● **Stated problem**: Please write the listing below out again exactly, leaving every picture behind.

----------------------------------------

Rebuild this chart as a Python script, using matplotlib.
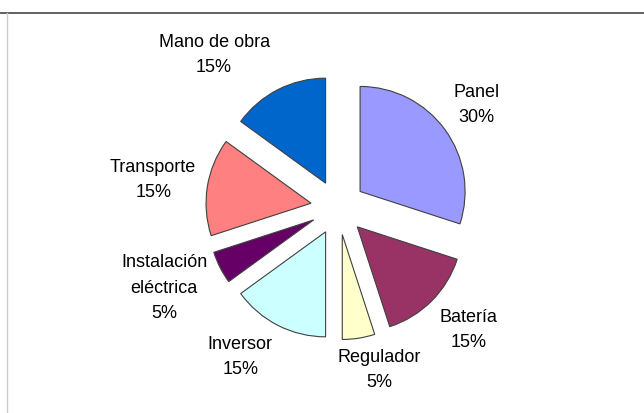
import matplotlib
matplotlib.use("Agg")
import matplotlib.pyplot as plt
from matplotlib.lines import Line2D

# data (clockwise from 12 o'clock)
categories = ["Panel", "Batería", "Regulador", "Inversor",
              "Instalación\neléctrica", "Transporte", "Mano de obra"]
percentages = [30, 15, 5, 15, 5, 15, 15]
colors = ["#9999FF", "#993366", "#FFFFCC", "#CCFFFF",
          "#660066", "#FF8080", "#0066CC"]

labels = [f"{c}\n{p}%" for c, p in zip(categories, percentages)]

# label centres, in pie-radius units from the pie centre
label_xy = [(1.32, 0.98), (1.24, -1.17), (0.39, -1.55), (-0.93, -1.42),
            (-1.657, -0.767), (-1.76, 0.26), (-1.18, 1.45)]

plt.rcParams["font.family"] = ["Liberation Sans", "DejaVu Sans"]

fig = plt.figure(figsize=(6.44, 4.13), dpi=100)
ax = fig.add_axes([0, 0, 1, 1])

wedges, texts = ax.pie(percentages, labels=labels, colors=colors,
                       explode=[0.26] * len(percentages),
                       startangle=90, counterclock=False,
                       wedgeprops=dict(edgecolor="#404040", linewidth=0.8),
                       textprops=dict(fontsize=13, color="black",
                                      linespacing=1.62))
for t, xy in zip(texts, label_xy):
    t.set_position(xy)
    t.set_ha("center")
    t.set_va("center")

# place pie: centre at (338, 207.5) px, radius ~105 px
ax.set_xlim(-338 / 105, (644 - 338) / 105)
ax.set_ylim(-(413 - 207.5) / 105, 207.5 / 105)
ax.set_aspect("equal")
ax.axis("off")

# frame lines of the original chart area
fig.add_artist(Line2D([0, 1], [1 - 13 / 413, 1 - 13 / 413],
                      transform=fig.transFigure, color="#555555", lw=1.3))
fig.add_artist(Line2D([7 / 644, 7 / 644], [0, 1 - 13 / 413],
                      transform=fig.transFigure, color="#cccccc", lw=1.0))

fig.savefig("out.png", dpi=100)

----------------------------------------

● **Answer to the problem**:
Rebuild this chart as a Python script, using matplotlib.
import matplotlib
matplotlib.use("Agg")
import matplotlib.pyplot as plt
from matplotlib.lines import Line2D

# data (clockwise from 12 o'clock)
categories = ["Panel", "Batería", "Regulador", "Inversor",
              "Instalación\neléctrica", "Transporte", "Mano de obra"]
percentages = [30, 15, 5, 15, 5, 15, 15]
colors = ["#9999FF", "#993366", "#FFFFCC", "#CCFFFF",
          "#660066", "#FF8080", "#0066CC"]

labels = [f"{c}\n{p}%" for c, p in zip(categories, percentages)]

# label centres, in pie-radius units from the pie centre
label_xy = [(1.32, 0.98), (1.24, -1.17), (0.39, -1.55), (-0.93, -1.42),
            (-1.657, -0.767), (-1.76, 0.26), (-1.18, 1.45)]

plt.rcParams["font.family"] = ["Liberation Sans", "DejaVu Sans"]

fig = plt.figure(figsize=(6.44, 4.13), dpi=100)
ax = fig.add_axes([0, 0, 1, 1])

wedges, texts = ax.pie(percentages, labels=labels, colors=colors,
                       explode=[0.26] * len(percentages),
                       startangle=90, counterclock=False,
                       wedgeprops=dict(edgecolor="#404040", linewidth=0.8),
                       textprops=dict(fontsize=13, color="black",
                                      linespacing=1.62))
for t, xy in zip(texts, label_xy):
    t.set_position(xy)
    t.set_ha("center")
    t.set_va("center")

# place pie: centre at (338, 207.5) px, radius ~105 px
ax.set_xlim(-338 / 105, (644 - 338) / 105)
ax.set_ylim(-(413 - 207.5) / 105, 207.5 / 105)
ax.set_aspect("equal")
ax.axis("off")

# frame lines of the original chart area
fig.add_artist(Line2D([0, 1], [1 - 13 / 413, 1 - 13 / 413],
                      transform=fig.transFigure, color="#555555", lw=1.3))
fig.add_artist(Line2D([7 / 644, 7 / 644], [0, 1 - 13 / 413],
                      transform=fig.transFigure, color="#cccccc", lw=1.0))

fig.savefig("out.png", dpi=100)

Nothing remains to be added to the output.